The biggest obstacle to convincing anyone that problems in Trope Repair Shop exist is that it all sounds superficially contradictory. How can Trope Repair Shop be both dictatorial and incapable of action? General incompetence, unfortunately, explains both of these fairly easily- a contentious thread with lots of posts has enough "consensus"to get through, even if the anti side has merit. But lesser-known, obscure pages, those most likely to have been written by an inexperienced writer fully expecting that someone would Wiki Magic away the flaws, can never get meaningful consensus, even when all they need is a clarificatory paragraph. I tried to posit evidence for this claim by posting pages I had originally written that I thought were far from perfect that had somehow gotten onto the stale discussion report since the last time I saw them. The only response to this point was why I hadn't fixed these pages myself.

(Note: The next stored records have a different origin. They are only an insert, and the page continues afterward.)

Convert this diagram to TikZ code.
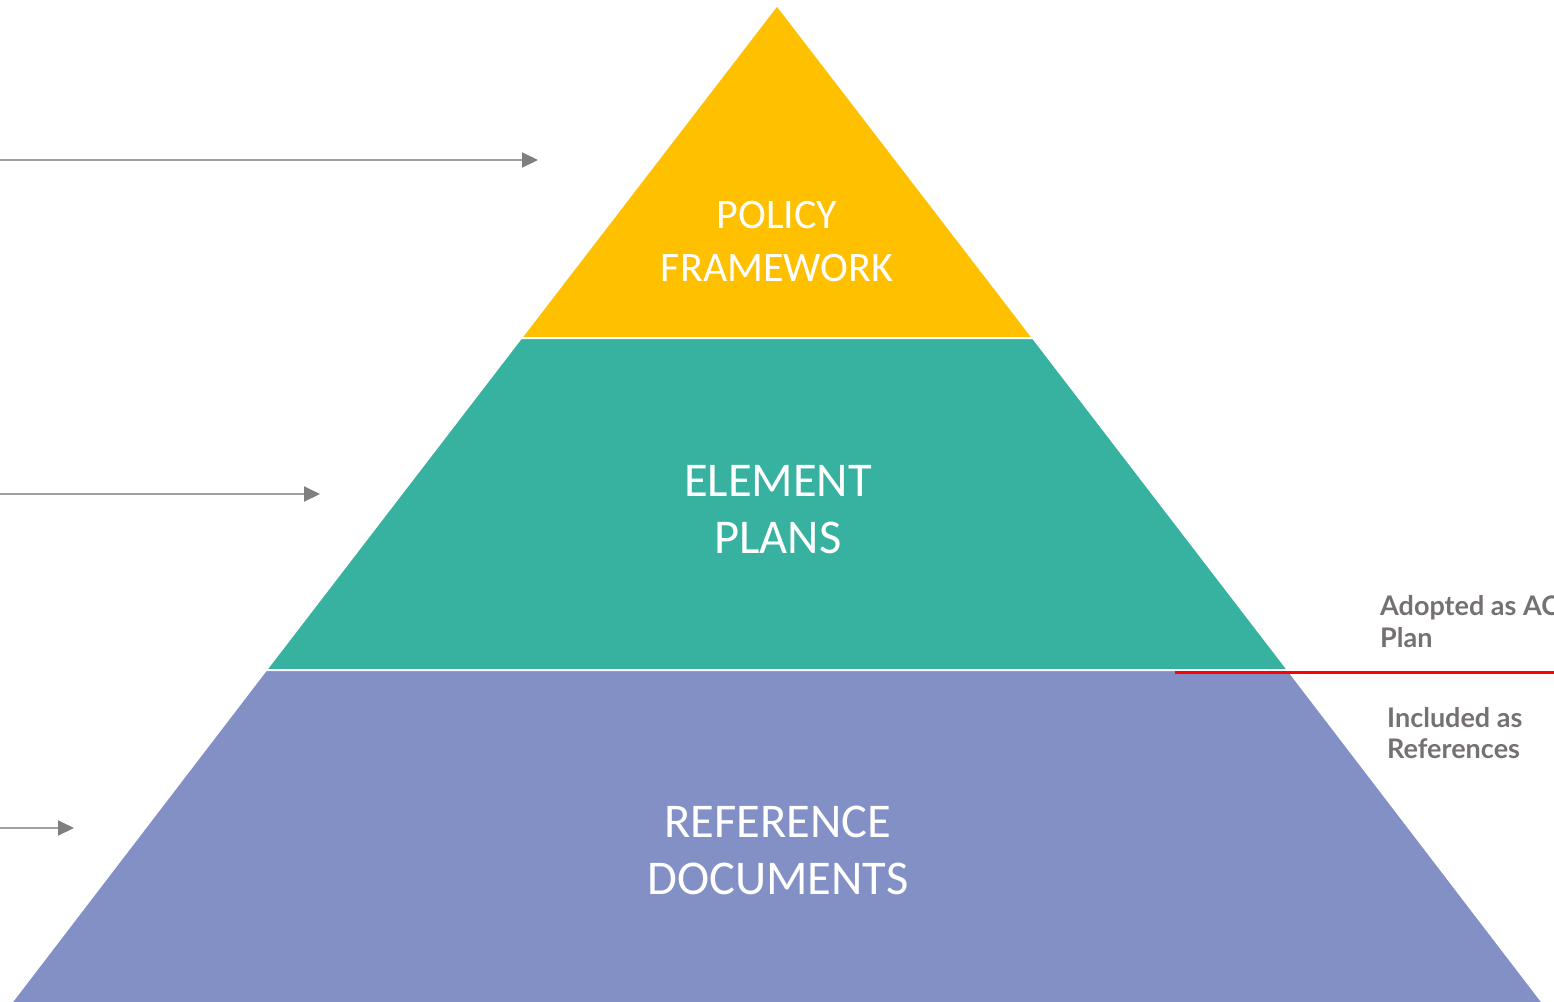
\documentclass[tikz,border=0pt]{standalone}
\usepackage{fontspec}
\setmainfont{Carlito}
\newfontfamily\sidefont{Lato}
\usetikzlibrary{arrows.meta}
\definecolor{pyryellow}{HTML}{FFC000}
\definecolor{pyrteal}{HTML}{38B2A0}
\definecolor{pyrpurple}{HTML}{8390C6}
\definecolor{arrline}{HTML}{A0A0A0}
\definecolor{arrhead}{HTML}{7F7F7F}
\definecolor{sidegray}{HTML}{767171}
\tikzset{
  layer/.style={draw=white, line width=2pt},
  laytext/.style={text=white, anchor=base, inner sep=0pt},
  ptr/.style={draw=arrline, line width=2pt, -{Triangle[length=16pt,width=15pt,color=arrhead]}},
  sidetext/.style={text=sidegray, anchor=base west, inner sep=0pt, font=\sidefont\bfseries\fontsize{27}{30}\selectfont},
  redline/.style={draw=red, line width=3pt}
}
\begin{document}
\begin{tikzpicture}[x=1pt,y=-1pt]
\useasboundingbox (0,0) rectangle (1554,1001);
\clip (0,0) rectangle (1554,1001);
% pyramid corners
\coordinate (apex) at (777,5);
\coordinate (l1) at (521,338);
\coordinate (r1) at (1033,338);
\coordinate (l2) at (266,670);
\coordinate (r2) at (1288,670);
\coordinate (l3) at (11,1003);
\coordinate (r3) at (1543,1003);
% layers
\fill[pyryellow, layer] (apex) -- (r1) -- (l1) -- cycle;
\fill[pyrteal, layer] (l1) -- (r1) -- (r2) -- (l2) -- cycle;
\fill[pyrpurple, layer] (l2) -- (r2) -- (r3) -- (l3) -- cycle;
% layer texts
\node[laytext, font=\fontsize{42}{50}\selectfont] (pf1) at (777,228) {POLICY};
\node[laytext, font=\fontsize{42}{50}\selectfont] (pf2) at (777,281) {FRAMEWORK};
\node[laytext, font=\fontsize{48.5}{58}\selectfont] (ep1) at (778,496) {ELEMENT};
\node[laytext, font=\fontsize{48.5}{58}\selectfont] (ep2) at (778,553) {PLANS};
\node[laytext, font=\fontsize{48.5}{58}\selectfont] (rd1) at (778,837) {REFERENCE};
\node[laytext, font=\fontsize{48.5}{58}\selectfont] (rd2) at (778,894) {DOCUMENTS};
% arrows
\coordinate (a1s) at (0,160);
\coordinate (a1e) at (538,160);
\coordinate (a2s) at (0,494);
\coordinate (a2e) at (320,494);
\coordinate (a3s) at (0,828);
\coordinate (a3e) at (74,828);
\draw[ptr] (a1s) -- (a1e);
\draw[ptr] (a2s) -- (a2e);
\draw[ptr] (a3s) -- (a3e);
% red divider
\coordinate (rls) at (1175,672);
\coordinate (rle) at (1554,672);
\draw[redline] (rls) -- (rle);
% side texts
\node[sidetext] (ad1) at (1380,615) {Adopted as AC};
\node[sidetext] (ad2) at (1380,647) {Plan};
\node[sidetext] (in1) at (1387,727) {Included as};
\node[sidetext] (in2) at (1387,758) {References};
\end{tikzpicture}
\end{document}
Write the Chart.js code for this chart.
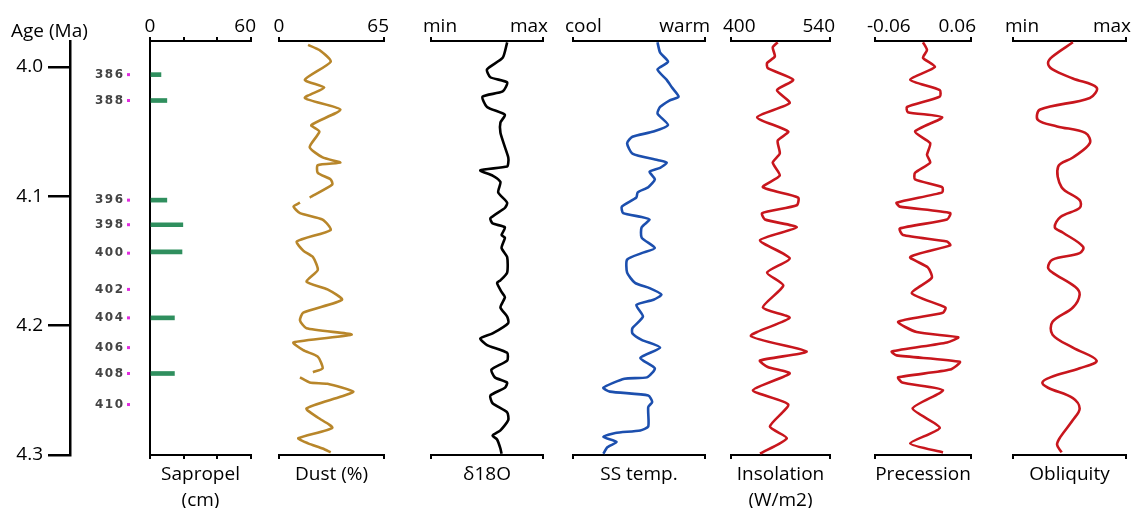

A depressing thought occurred to me. If any of these ardent defenders had put a fraction as much effort into fixing pages as they did rationalizing the current flawed quality control protocols, casual tropers would probably have some actual confidence in the system. I had, by this point, forgotten about the Wiki Headlines altogether. New wiki software couldn't fix TV Tropes' increasingly sophist culture. And by the day, it was getting harder to see how actual people could fix it either.

Tuesday, June 21, 2011

Infrastructure: Locked Pages

Locked pages are not a concept exclusive to TV Tropes. Most large wikis possess this infrastructure to control pernicious editing. While the general wiki principle of "anyone can edit" usually works, it's a simple fact of life that most people are idiots and will eventually behave stupidly if given the chance. The locked page mechanism on TV Tropes works to protect pages from petty edit wars and untoward behavior by simply not allowing anyone in to edit the page.

Where TV Tropes differs from most wikis is the length of the page lock. Most wikis will unlock a page once enough time has passed for the involved parties to calm down. At TV Tropes, locks stay up indefinitely. This started out mainly because of indolence. Only administrators (to begin with, at least) have the ability to unlock pages, and given all the things an administrator has to do, it's easy to see how they could just forget to unlock pages, particularly since they could easily be at risk for petty sniping as soon as they're re-opened.

Over time, though, tropers from all over the wiki would run into random locked pages and were mystified as to why they were locked, since no explanations were ever given for these states of being by administration. Eventually this manifested into paranoia. As tropers increasingly saw problems of the wiki being a result of the nefarious actions of other tropers, it was a small leap for them to conclude that these same other tropers were such a danger to certain pages of the wiki, that the pages had to be locked up just to protect them from whatever damage such other tropers would perpetuate upon them.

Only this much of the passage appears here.